= Raman Sukumar =

Indian ecologist (born 1955)

Raman Sukumar (born 1955) is an Indian ecologist best known for his work on the ecology of the Asian elephant and human–wildlife conflict. He also works on climate change, and tropical forest ecology.

==Early life and education==
Raman Sukumar was born in India in 1955. He received his Bachelor of Science degree from the University of Madras in 1977 and did a Masters in botany at the same university. He obtained a PhD from the Indian Institute of Science in 1985.

==Career==
In 1986, Sukumar helped to design the Nilgiri Biosphere Reserve, the first of its kind in India. In 1997, he set up the Asian Nature Conservation Foundation, a public charitable trust that incorporates the Asian Elephant Research and Conservation Centre, an organization that has carried out several field projects in India and other Asian countries on elephants and their habitats. In 1991, he was a Fulbright Fellow at Princeton University. From 2004–12, he was the Chair at the Centre for Ecological Sciences at the Indian Institute of Science for over eight years. He continues to pursue conservation-based scientific research as an honorary professor at this center and is often called upon to represent Indian wildlife scientists in international, national, and regional governmental committees.

==Awards==
In 2006, he was awarded the International Cosmos Prize, Japan, the first Indian to receive this award. He was also commended by the Prime Minister of India for contributions to the Intergovernmental Panel on Climate Change (IPCC) that shared the Nobel Peace Prize in 2007.

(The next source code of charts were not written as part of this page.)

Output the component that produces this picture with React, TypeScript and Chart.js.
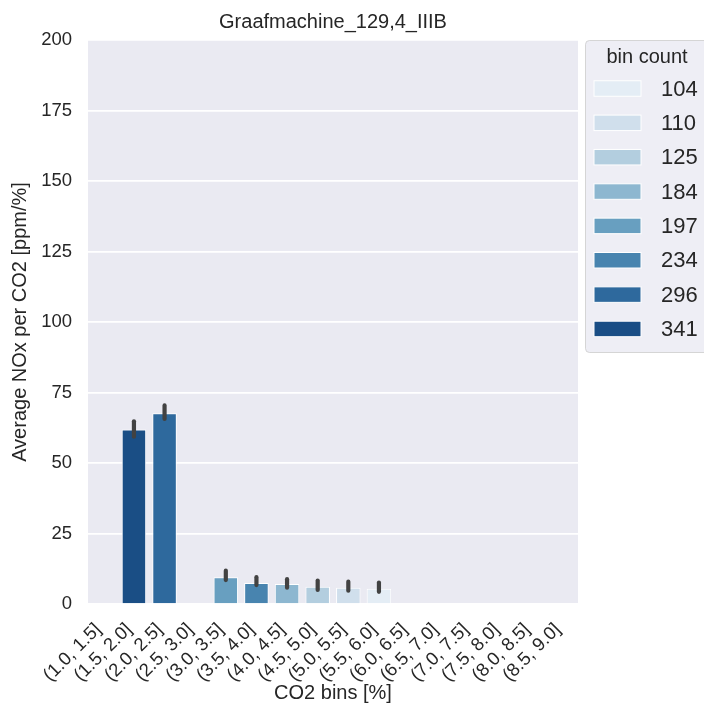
import React, { useEffect, useRef } from "react";
import { Chart, registerables } from "chart.js";

Chart.register(...registerables);

const chartTitle = "Graafmachine_129,4_IIIB";
const xTitle = "CO2 bins [%]";
const yTitle = "Average NOx per CO2 [ppm/%]";
const legendTitle = "bin count";

const categories = [
  "(1.0, 1.5]", "(1.5, 2.0]", "(2.0, 2.5]", "(2.5, 3.0]",
  "(3.0, 3.5]", "(3.5, 4.0]", "(4.0, 4.5]", "(4.5, 5.0]",
  "(5.0, 5.5]", "(5.5, 6.0]", "(6.0, 6.5]", "(6.5, 7.0]",
  "(7.0, 7.5]", "(7.5, 8.0]", "(8.0, 8.5]", "(8.5, 9.0]",
];
const avgNox = [null, 61.9, 67.6, null, 9.45, 7.45, 7.1, 6.15, 5.8, 5.4, null, null, null, null, null, null];
const ciLow = [null, 59.3, 65.6, null, 8.5, 6.7, 5.8, 5.0, 4.7, 4.3, null, null, null, null, null, null];
const ciHigh = [null, 64.8, 70.4, null, 11.8, 9.5, 8.8, 8.3, 7.9, 7.6, null, null, null, null, null, null];
const barBinCount = [null, 341, 296, null, 197, 234, 184, 125, 110, 104, null, null, null, null, null, null];
const legendCounts = [104, 110, 125, 184, 197, 234, 296, 341];
const bluesPalette = ["#e4edf5", "#d0dfec", "#b3cedf", "#8db7d0", "#689fc0", "#4884af", "#2e699d", "#1a4e85"];
const yMin = 0;
const yMax = 200;
const yStep = 25;

const FONT = "'Liberation Sans', Arial, sans-serif";
const TEXT = "#262626";

function colorFor(count: number | null): string {
  if (count === null) return "rgba(0,0,0,0)";
  const idx = legendCounts.indexOf(count);
  return bluesPalette[idx] ?? "#888";
}

const plotBg = {
  id: "plotBg",
  beforeDraw(chart: any) {
    const { ctx, chartArea: a } = chart;
    ctx.save();
    ctx.fillStyle = "#eaeaf2";
    ctx.fillRect(a.left, a.top, a.right - a.left, a.bottom - a.top);
    ctx.restore();
  },
};

const errorBars = {
  id: "errorBars",
  afterDatasetsDraw(chart: any) {
    const { ctx, scales } = chart;
    const xs = scales.x;
    const ys = scales.y;
    ctx.save();
    ctx.strokeStyle = "#424242";
    ctx.lineWidth = 4.2;
    ctx.lineCap = "round";
    for (let i = 0; i < categories.length; i++) {
      const lo = ciLow[i];
      const hi = ciHigh[i];
      if (lo === null || hi === null) continue;
      const x = xs.getPixelForValue(i);
      ctx.beginPath();
      ctx.moveTo(x, ys.getPixelForValue(lo));
      ctx.lineTo(x, ys.getPixelForValue(hi));
      ctx.stroke();
    }
    ctx.restore();
  },
};

const binLegend = {
  id: "binLegend",
  afterDraw(chart: any) {
    const { ctx, chartArea } = chart;
    const boxX = chartArea.right + 7;
    const boxY = chartArea.top;
    const boxW = 160;
    const boxH = 312;
    ctx.save();
    ctx.beginPath();
    ctx.roundRect(boxX + 0.5, boxY + 0.5, boxW, boxH, 4);
    ctx.fillStyle = "rgba(234,234,242,0.8)";
    ctx.fill();
    ctx.strokeStyle = "rgba(204,204,204,0.8)";
    ctx.lineWidth = 1;
    ctx.stroke();

    ctx.fillStyle = TEXT;
    ctx.font = `20px ${FONT}`;
    ctx.textAlign = "center";
    ctx.textBaseline = "middle";
    ctx.fillText(legendTitle, boxX + 62, boxY + 17);

    const firstY = boxY + 48.5;
    const gap = 34.35;
    ctx.font = `22px ${FONT}`;
    ctx.textAlign = "left";
    legendCounts.forEach((c, i) => {
      const cy = firstY + i * gap;
      ctx.fillStyle = bluesPalette[i];
      ctx.fillRect(boxX + 9, cy - 7.75, 47, 15.5);
      ctx.strokeStyle = "#ffffff";
      ctx.lineWidth = 1;
      ctx.strokeRect(boxX + 9, cy - 7.75, 47, 15.5);
      ctx.fillStyle = TEXT;
      ctx.fillText(String(c), boxX + 76, cy + 1);
    });
    ctx.restore();
  },
};

export default function App() {
  const ref = useRef<HTMLCanvasElement | null>(null);

  useEffect(() => {
    if (!ref.current) return;
    Chart.defaults.font.family = FONT;
    Chart.defaults.color = TEXT;
    const chart = new Chart(ref.current, {
      type: "bar",
      data: {
        labels: categories,
        datasets: [
          {
            label: "avg",
            data: avgNox as any,
            backgroundColor: barBinCount.map(colorFor),
            borderColor: "#ffffff",
            borderWidth: 1,
            barPercentage: 0.8,
            categoryPercentage: 1,
          },
        ],
      },
      options: {
        responsive: false,
        devicePixelRatio: 1,
        animation: false,
        layout: { padding: { left: 0, right: 126, top: 0, bottom: 0 } },
        plugins: {
          legend: { display: false },
          tooltip: { enabled: false },
          title: {
            display: true,
            text: chartTitle,
            fullSize: false,
            color: TEXT,
            font: { size: 20, family: FONT, weight: "normal" },
            padding: { top: 10, bottom: 6 },
          },
        },
        scales: {
          x: {
            type: "category",
            grid: { display: false, drawTicks: false },
            border: { display: false },
            ticks: {
              autoSkip: false,
              minRotation: 45,
              maxRotation: 45,
              padding: 15,
              labelOffset: -5,
              color: TEXT,
              font: { size: 18.5, family: FONT },
            },
            title: {
              display: true,
              text: xTitle,
              color: TEXT,
              font: { size: 20, family: FONT },
              padding: { top: 0, bottom: 10 },
            },
            afterFit(scale: any) {
              scale.height = 111;
            },
          },
          y: {
            min: yMin,
            max: yMax,
            grid: { color: "#ffffff", lineWidth: 1.7, drawTicks: false },
            border: { display: false },
            ticks: {
              stepSize: yStep,
              padding: 16,
              color: TEXT,
              font: { size: 18.5, family: FONT },
            },
            title: {
              display: true,
              text: yTitle,
              color: TEXT,
              font: { size: 20, family: FONT },
              padding: { top: 8, bottom: 0 },
            },
            afterFit(scale: any) {
              scale.width = 88;
            },
          },
        },
      },
      plugins: [plotBg, errorBars, binLegend],
    });
    return () => chart.destroy();
  }, []);

  return (
    <div style={{ position: "absolute", left: 0, top: 0, width: 704, height: 715, background: "#ffffff" }}>
      <canvas ref={ref} width={704} height={715} style={{ display: "block" }} />
    </div>
  );
}
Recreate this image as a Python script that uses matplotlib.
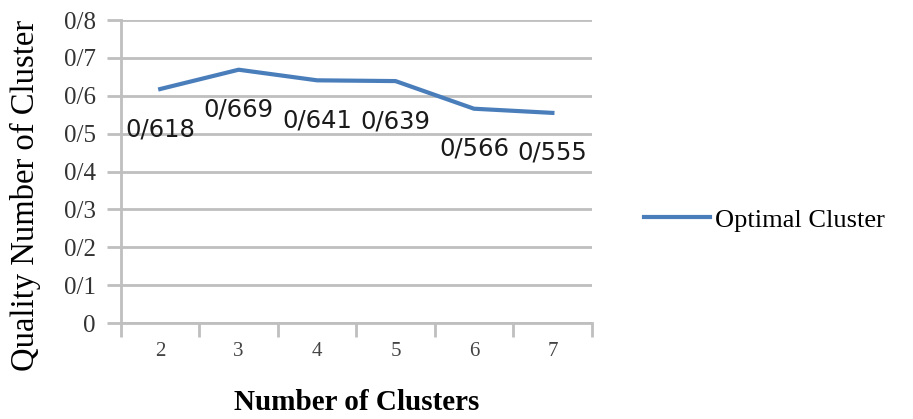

==Awards and fellowships==
- 1991: Presidential Award of the Chicago Zoological Society, USA
- 1997: Order of the Golden Ark (The Netherlands)
- 2000: Fellow of the Indian Academy of Sciences
- 2003: Whitley Gold Award for International Nature Conservation UK
- 2004: T. N. Khoshoo Memorial Award for Conservation Science, Ashoka Trust for Research in Ecology and Environment, India
- 2005: Fellow of the Indian National Science Academy
- 2006: International Cosmos Prize, Japan
- 2006: Fellow, Geological Society of India
- 2013: Fellow, The World Academy of Sciences, Italy

==Works==
- The Asian Elephant: Ecology and Management (1989, Cambridge Univ. Press)
- Elephant Days and Nights: Ten years with the Indian Elephant (1994, Oxford Univ. Press)
- The Living Elephants: Evolutionary Ecology, Behavior and Conservation (2003, Oxford Univ. Press)
- The Story of Asia's Elephants (2011, Marg Publishers)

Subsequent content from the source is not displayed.